I continue to like the giveaways because I’m almost certainly not going to play them but I like knowing I could if I wanted to, which keeps me from spending any money on them at all.
But the way they do their sales is moronic.
“Here’s a 10 dollar coupon” … “BUT MYSTERY GIVEAWAYS”
So I would just go buy the Tony Hawk game I wanna play, but MAAAAYBE it’s free this week, so I wait.
snowrunner might be the lone title that isn’t published by microsoft that I encountered on game pass and was a huge enough fan of to make sure I bought it regardless – a lot of the other things I’ve played on game pass are less compelling to me and not anything I’ll miss if I ever stop subscribing. though I guess they did add ck3 after I bought that too, I still haven’t put nearly as much time into that as I did ck2 and not sure if I ever will, though not for lack of interest
not to mention that the Epic games store has been having network errors all afternoon. i’ve tried to claim Shenmue III like three separate times in the last couple hours and gotten errors. at one point where most of my library wasn’t loading and because i’m paranoid i immediately became very worried that Epic just decided i didn’t own those games anymore.
“claim Shenmue III! …if you can get in during the small window of time where we’re not having constant network errors”
maybe this will just become part of the Epic ethos.
I played it for the first time recently and I thought it kinda sucks?
Like it has some great things going on (especially for the time) but 90% is filler and waiting around. The second one tightens things up a lot, but also the Kowloon section suucckkksss.
Absolutely wonderful. The first one has this deep theme of “you don’t have to do this” and being a stupid teenager and having to do the stupid thing at all costs. Pushing away an entire support network you’ve known your whole life in pursuit of this bullshit idea of revenge.
Shenmue 2 is a lot more uneven with a lot of parts that suck (cycle is right about kowloon). The last disc is wonderful because it reinforces what we identified as the themes of 1.
3 is horrible and tedious and has no themes or ideas outside of “Shenmue Video Game.”
Here’s where we were probably more eloquent about my points.
I have played Shenmue like over 10 times and always stop 20 minutes in because I have a habit of highlighting all dialogue options in a video game before choosing one. But Shenmue assigns options to d-pad directions and automatically chooses one when you press its direction. I always forget this and have fed the cat the wrong food every single time, which makes me want to restart. But that happens so far into the beginning portions of the game that I always lose motivation to replay the beginning until months or years later. Where I forget about that whole problem and just do it again.

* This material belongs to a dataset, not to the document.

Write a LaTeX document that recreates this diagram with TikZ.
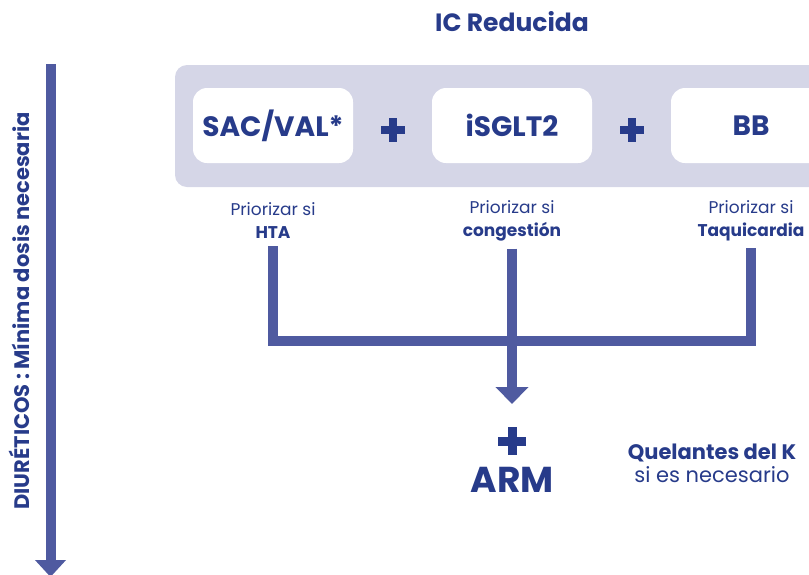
\documentclass[tikz,border=0pt]{standalone}
\usepackage{fontspec}
\setmainfont{Poppins}
\usetikzlibrary{positioning,arrows.meta}
\definecolor{navy}{RGB}{39,59,138}
\definecolor{linkblue}{RGB}{79,90,160}
\definecolor{band}{RGB}{213,214,231}
\tikzset{
  drug/.style={fill=white, rounded corners=14pt, minimum width=160pt, minimum height=75pt, inner sep=0pt,
    font=\bfseries\fontsize{28}{32}\selectfont, text=navy},
  why/.style={align=center, inner sep=0pt, font=\fontsize{17}{23}\selectfont, text=navy},
  link/.style={draw=linkblue, line width=10pt},
  plussign/.style 2 args={minimum size=#1, inner sep=0pt, path picture={
    \fill[navy] ([yshift=-#2/2]path picture bounding box.west) rectangle ([yshift=#2/2]path picture bounding box.east);
    \fill[navy] ([xshift=-#2/2]path picture bounding box.north) rectangle ([xshift=#2/2]path picture bounding box.south);}},
}
\begin{document}
\begin{tikzpicture}[x=1pt, y=-1pt, node distance=239pt]
\useasboundingbox (0,0) rectangle (809,574);

\node[font=\bfseries\fontsize{25}{28}\selectfont, text=navy] (title) at (512,22) {IC Reducida};
\node[fill=band, rounded corners=12pt, minimum width=670pt, minimum height=122pt] (panel) at (510,126) {};

\node[drug] (sac) at (273,125.5) {SAC/VAL*};
\node[drug, right of=sac] (sglt) {iSGLT2};
\node[drug, right of=sglt] (bb) {BB};
\node[plussign={24pt}{8pt}] (p1) at (393,130) {};
\node[plussign={24pt}{8pt}] (p2) at (632,130) {};

\node[why] (hta) at (273,221) {Priorizar si\\\textbf{HTA}};
\node[why, right of=hta] (cong) {Priorizar si\\\textbf{congestión}};
\node[why, right of=cong] (taq) {Priorizar si\\\textbf{Taquicardia}};

% union of the three options
\coordinate (bus) at (512,341);
\coordinate (merge) at (512,404);
\draw[link, line join=miter] ([yshift=-7pt]hta.south) -- (hta.south |- bus) -- (taq.south |- bus) -- ([yshift=-7pt]taq.south);
\draw[link, -{Triangle[width=32pt,length=17pt]}] ([yshift=-7pt]cong.south) -- (merge);

\node[plussign={28pt}{9pt}] (p3) at (512,441) {};
\node[font=\bfseries\fontsize{36}{40}\selectfont, text=navy] (arm) at (512,480) {ARM};
\node[align=center, text=navy, font=\fontsize{21}{23}\selectfont] (quel) at (712,463) {\textbf{Quelantes del K}\\si es necesario};

% diuretics on the left
\node[rotate=90, font=\bfseries\fontsize{21}{24}\selectfont, text=navy] (diur) at (19,311) {DIURÉTICOS : Mínima dosis necesaria};
\coordinate (dtop) at (50.5,64);
\coordinate (dbot) at (50.5,577);
\draw[link, -{Triangle[width=30pt,length=17pt]}] (dtop) -- (dbot);
\end{tikzpicture}
\end{document}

I guess one advantage of this is that I always imagine Shenmue as being super cool and I will never have to face reality.
I agree with Rudie that the themes are great, but standby my complaint of too much filler. If like a third was cut out, I think it would have been a way WAY better game.
Having said that, I did play through the whole game.
I played Shenmue for the first time (well beyond the first 45 minutes of it shortly after release) early last year and… it depends on what you want from it/games in general? In terms of small “micro level” touches it still offers stuff and a level of detail that most games since still can’t approach. In terms of all the macro “how does it actually work/play” stuff… it was likely rough then and even rougher now. The combat is fairly mediocre (just learn the one move that works and abuse it), the quest design is as basic as can be, probably the most well realized part of the gameplay portion of the game is the forklift driving which… well that its own topic. The story does have its positive points that I’d defer to others on but there is a lot of waiting around killing time in a world that doesn’t really offer a ton to options to kill said time with (definitely practice your fighting technique daily, but that and messing around in the arcade is most of what you can do beyond picking up stuff to look at).
I was cool with putting the time into it but I am also cool with checking stuff out as an oddball curiosity. I think you’d have to do the personal math on if the parts of it that work are worth putting up with the stuff that leaves one wanting.